For example, Asaf showed us a 3D printed model of a tibia bone with a massive tumor on it. He explained that the patient who the bone belonged to would have had to have their leg amputated to survive had the doctors not decided to let the lab try to find a better solution first. The lab did, in fact, find one; using the 3D model Asof was now showing us, the lab workers were able to create a measuring device that could latch onto the patient’s leg bone at specific points, serving as guidelines for the surgeon which section of the bone to cut out, leaving the rest of the bone inside the leg. Then, using a bone donation and the patient’s own fibula bone, they grafted on a replacement part in place of the tumorous area. The result was that the patient was able to walk again, and left the hospital on their own two feet, where otherwise they would have had to leave in a wheelchair, or at best a prosthetic.

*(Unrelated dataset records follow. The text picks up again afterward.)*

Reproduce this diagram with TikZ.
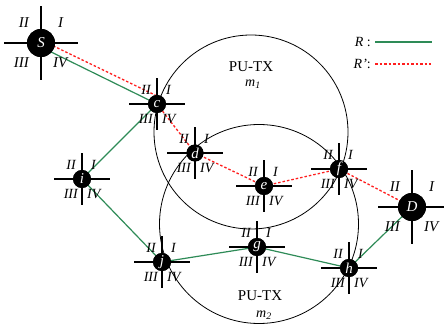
\documentclass[tikz,border=0pt]{standalone}
\usepackage{fontspec}
\setmainfont{Liberation Serif}
\pgfdeclarelayer{back}
\pgfdeclarelayer{edges}
\pgfsetlayers{back,edges,main}
\definecolor{rgreen}{RGB}{46,139,87}
\definecolor{rred}{RGB}{255,30,30}
\tikzset{
 dot/.style={circle, fill=black, inner sep=0pt, text=white, font=\fontsize{15}{15}\selectfont\itshape},
 arm/.style={line width=1.6pt, black},
 ql/.style={inner sep=0pt, font=\fontsize{14}{14}\selectfont\itshape},
 qb/.style={inner sep=0pt, font=\fontsize{15}{15}\selectfont\itshape},
 gpath/.style={rgreen, line width=1.2pt},
 rpath/.style={rred, line width=1.3pt, dash pattern=on 2.5pt off 2pt},
 zone/.style={circle, draw, line width=0.8pt, inner sep=0pt},
 zlabel/.style={inner sep=0pt, font=\fontsize{15}{15}\selectfont},
 legtext/.style={inner sep=0pt, font=\fontsize{14}{14}\selectfont},
}
\newcommand{\router}[6]{%
 \node[dot, minimum size=#4] (#1) at (#2) {#3};
 \draw[arm] ([xshift=-#5]#1.center) -- ([xshift=#5]#1.center);
 \draw[arm] ([yshift=-#6]#1.center) -- ([yshift=#6]#1.center);
 \node[dot, minimum size=#4] at (#1.center) {#3};
}
\newcommand{\smallq}[1]{%
 \node[ql, anchor=base east] (#1-II) at ([shift={(-6pt,9pt)}]#1.center) {II};
 \node[ql, anchor=base west] (#1-I) at ([shift={(9pt,9pt)}]#1.center) {I};
 \node[ql, anchor=north east] (#1-III) at ([shift={(-4pt,-10pt)}]#1.center) {III};
 \node[ql, anchor=north west] (#1-IV) at ([shift={(5pt,-10pt)}]#1.center) {IV};
}
\newcommand{\bigq}[1]{%
 \node[qb, anchor=base east] (#1-II) at ([shift={(-12pt,15.5pt)}]#1.center) {II};
 \node[qb, anchor=base west] (#1-I) at ([shift={(17pt,15.5pt)}]#1.center) {I};
 \node[qb, anchor=north east] (#1-III) at ([shift={(-12pt,-14.5pt)}]#1.center) {III};
 \node[qb, anchor=north west] (#1-IV) at ([shift={(12pt,-14pt)}]#1.center) {IV};
}
\begin{document}
\begin{tikzpicture}[x=1pt,y=-1pt]
\useasboundingbox (0,0) rectangle (444,328);
\begin{pgfonlayer}{back}
 \node[zone, minimum size=194pt] (m1) at (251,132) {};
 \node[zone, minimum size=199pt] (m2) at (259,224) {};
\end{pgfonlayer}
\node[zlabel] (pu1) at (251,67) {PU-TX};
\node[legtext] (m1t) at (253,84) {\textit{m}\textsubscript{\textit{1}}};
\node[zlabel] (pu2) at (260,296) {PU-TX};
\node[legtext] (m2t) at (264,315) {\textit{m}\textsubscript{\textit{2}}};

\router{S}{41,43}{S}{28pt}{37pt}{37pt}
\router{D}{412,207}{D}{28pt}{34pt}{37pt}
\router{c}{157,104}{c}{18pt}{28pt}{26pt}
\router{d}{195,153}{d}{17pt}{28pt}{26pt}
\router{e}{264,186}{e}{18pt}{28pt}{26pt}
\router{f}{339,169}{f}{18pt}{28pt}{26pt}
\router{i}{82,179}{i}{18pt}{28pt}{26pt}
\router{j}{162,262}{j}{18pt}{28pt}{26pt}
\router{g}{257,247}{g}{18pt}{28pt}{26pt}
\router{h}{349,268}{h}{18pt}{28pt}{26pt}
\bigq{S}\bigq{D}
\smallq{c}\smallq{d}\smallq{e}\smallq{f}\smallq{i}\smallq{j}\smallq{g}\smallq{h}

\begin{pgfonlayer}{edges}
 \draw[gpath] ([yshift=-4pt]S.center) -- (c.center) -- (i.center) -- (j.center) -- (g.center) -- (h.center) -- (D.center);
 \draw[rpath] ([yshift=3pt]S.center) -- ([yshift=8pt]c.center);
 \draw[rpath] (c.center) -- (d.center) -- (e.center) -- (f.center) -- (D.center);
\end{pgfonlayer}

\node[legtext, anchor=east] (lR) at (371,42) {\textit{R} :};
\node[legtext, anchor=east] (lRp) at (371,64) {\textit{R'}:};
\coordinate (lg1) at (375,42); \coordinate (lg2) at (432,42);
\coordinate (lr1) at (375,64); \coordinate (lr2) at (431,64);
\draw[gpath] (lg1) -- (lg2);
\draw[rpath] (lr1) -- (lr2);
\end{tikzpicture}
\end{document}
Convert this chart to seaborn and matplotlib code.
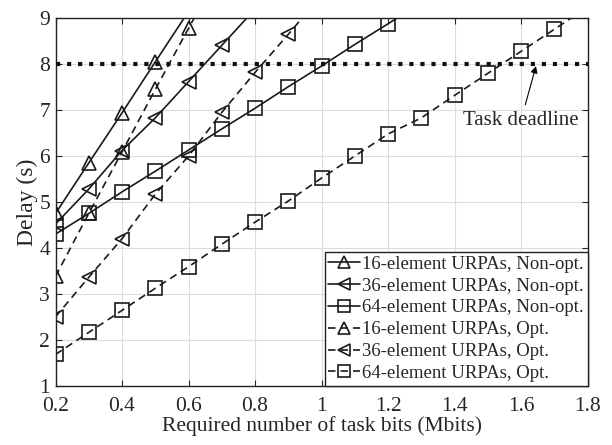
import pandas as pd
import matplotlib
matplotlib.use("Agg")
import matplotlib.pyplot as plt
import seaborn as sns

# 数据
bits_16 = [0.2, 0.3, 0.4, 0.5, 0.6]
non_opt_16 = [4.75, 5.85, 6.94, 8.05, 9.15]
bits_36 = [0.2, 0.3, 0.4, 0.5, 0.6, 0.7, 0.8]
non_opt_36 = [4.52, 5.28, 6.12, 6.83, 7.62, 8.41, 9.2]
bits_64 = [0.2, 0.3, 0.4, 0.5, 0.6, 0.7, 0.8, 0.9, 1.0, 1.1, 1.2, 1.3]
non_opt_64 = [4.3, 4.75, 5.22, 5.67, 6.13, 6.59, 7.04, 7.51, 7.96, 8.43, 8.88, 9.34]

bits_16_opt = [0.2, 0.3, 0.4, 0.5, 0.6, 0.7]
opt_16 = [3.38, 4.75, 6.09, 7.45, 8.78, 10.12]
bits_36_opt = [0.2, 0.3, 0.4, 0.5, 0.6, 0.7, 0.8, 0.9, 1.0]
opt_36 = [2.5, 3.36, 4.2, 5.17, 6.0, 6.95, 7.82, 8.65, 9.5]
bits_64_opt = [0.2, 0.3, 0.4, 0.5, 0.6, 0.7, 0.8, 0.9, 1.0, 1.1, 1.2,
               1.3, 1.4, 1.5, 1.6, 1.7, 1.8]
opt_64 = [1.68, 2.16, 2.64, 3.12, 3.59, 4.08, 4.56, 5.02, 5.52, 6.0, 6.48,
          6.83, 7.32, 7.8, 8.28, 8.76, 9.24]

deadline = 8
labels = ['16-element URPAs, Non-opt.', '36-element URPAs, Non-opt.',
          '64-element URPAs, Non-opt.', '16-element URPAs, Opt.',
          '36-element URPAs, Opt.', '64-element URPAs, Opt.']

sns.set_style("ticks")
plt.rcParams['font.family'] = ['Liberation Serif', 'DejaVu Serif']

fig = plt.figure(figsize=(6.12, 4.45), dpi=100)
ax = fig.add_axes([0.0907, 0.1333, 0.8693, 0.8256])

series = [
    (bits_16, non_opt_16, '^', '-'),
    (bits_36, non_opt_36, '<', '-'),
    (bits_64, non_opt_64, 's', '-'),
    (bits_16_opt, opt_16, '^', (0, (4.5, 3))),
    (bits_36_opt, opt_36, '<', (0, (4.5, 3))),
    (bits_64_opt, opt_64, 's', (0, (4.5, 3))),
]
for (x, y, m, ls), lab in zip(series, labels):
    sns.lineplot(x=x, y=y, ax=ax, color='#1a1a1a', linestyle=ls, linewidth=1.2,
                 marker=m, markersize=9.5, markerfacecolor='none',
                 markeredgecolor='#1a1a1a', markeredgewidth=1.2, label=lab)

# 任务截止时间
ax.axhline(deadline, color='#111111', linestyle=':', linewidth=3, zorder=3)
ax.annotate('Task deadline', xy=(1.645, 7.96), xytext=(1.6, 6.78),
            ha='center', va='center', fontsize=15,
            arrowprops=dict(arrowstyle='-|>', color='k', lw=0.8,
                            mutation_scale=10, shrinkA=2, shrinkB=0))

ax.set_xlim(0.2, 1.8)
ax.set_ylim(1, 9)
ax.set_xticks([0.2, 0.4, 0.6, 0.8, 1.0, 1.2, 1.4, 1.6, 1.8])
ax.set_xticklabels(['0.2', '0.4', '0.6', '0.8', '1', '1.2', '1.4', '1.6', '1.8'])
ax.set_yticks(range(1, 10))
ax.grid(True, color='#dcdcdc', linewidth=0.8)
ax.set_axisbelow(True)
ax.tick_params(direction='in', top=True, right=True, length=4, width=0.8,
               labelsize=15.5)
ax.tick_params(axis='x', pad=8)
ax.tick_params(axis='y', pad=4)
for s in ax.spines.values():
    s.set_color('#222222')
    s.set_linewidth(1)
ax.set_xlabel('Required number of task bits (Mbits)', fontsize=15.5, labelpad=0)
ax.set_ylabel('Delay (s)', fontsize=17, labelpad=1)

leg = ax.legend(loc='lower right', fontsize=13.5, frameon=True, fancybox=False,
                edgecolor='#222222', framealpha=1, borderaxespad=0,
                borderpad=0.2, labelspacing=0.25, handlelength=1.7,
                handletextpad=0.1, markerscale=0.85)
leg.get_frame().set_linewidth(1)

plt.savefig('out.png', dpi=100)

After showing us models of different patient’s issues, such as the tumorous bone, and explaining the stories of the solutions the lab and created, Asof then showed us the VR simulation and the modeling program the lab used to come up with their ideas, and then print models of them for use as reference or a prototype. We were allowed to wear their VR headset and look at a model of a different bone, allowing us to see how the lab workers brainstormed their ideas.

We were then given the opportunity to see a video of surgeries in detail. Those who did watch found the experience very educational.